6) Brethren bits: Other brief news notes from around the
denomination and elsewhere.
*Virlina District's Camp Bethel is seeking a full-time
maintenance manager. It is a salaried position, and housing
is negotiable. Responsibilities include grounds upkeep and
landscaping, maintenance and repair of facilities and
equipment, and custodial needs. Some related experience is
required. Interested applicants should send resume' and
cover letter to Barry LeNoir, managing director, Camp
Bethel, 328 Bethel Rd., Fincastle, Va. 24090, or via e-mail
at camp.bethel@juno.com and ABLeNoir@aol.com.
*Smith Mountain Lake Community Church of the Brethren,
Wirtz, Va., will hold a reception for recently retired
Church of the Brethren General Board general secretary Judy
Mills Reimer during the afternoon of Oct. 12. Reimer was
the founding pastor of Smith Mountain Lake.

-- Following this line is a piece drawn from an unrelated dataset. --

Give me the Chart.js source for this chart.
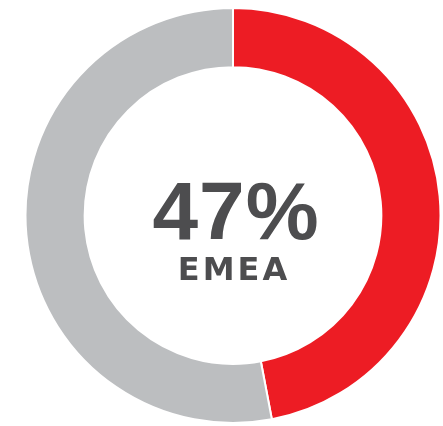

*Next weekend is a busy one in the denomination, with the
Association of Brethren Caregivers and On Earth Peace
holding board meetings, and the mammoth Brethren Disaster
Auction taking place near Lebanon, Pa.
*Thomas Kepple, president of Juniata College (Huntingdon,
Pa.), has been elected chair of the Brethren Colleges
Abroad (BCA) board of directors for a two-year term that
will end in June 2005. Kepple has been president at Juniata
since July 1998. . . . Henry Brubaker has been named chief
financial officer of BCA, succeeding Stephen Pierre. . . .
BCA is launching its new Peace and Justice Lecture Series
this month as aboriginal Australians Anita Heiss and
Michael McDaniel do a speaking tour of the six Brethren
colleges and Bethany Theological Seminary. BCA began a new
program in Sydney, Australia, this year.
*Enrollment at Manchester College (North Manchester, Ind.)
surged this fall, rising to 1,170 students. It marks the
school's highest enrollment since 1981. A 335-member
incoming freshman class helped to boost the total. Seventy-
five international students are on the campus this fall.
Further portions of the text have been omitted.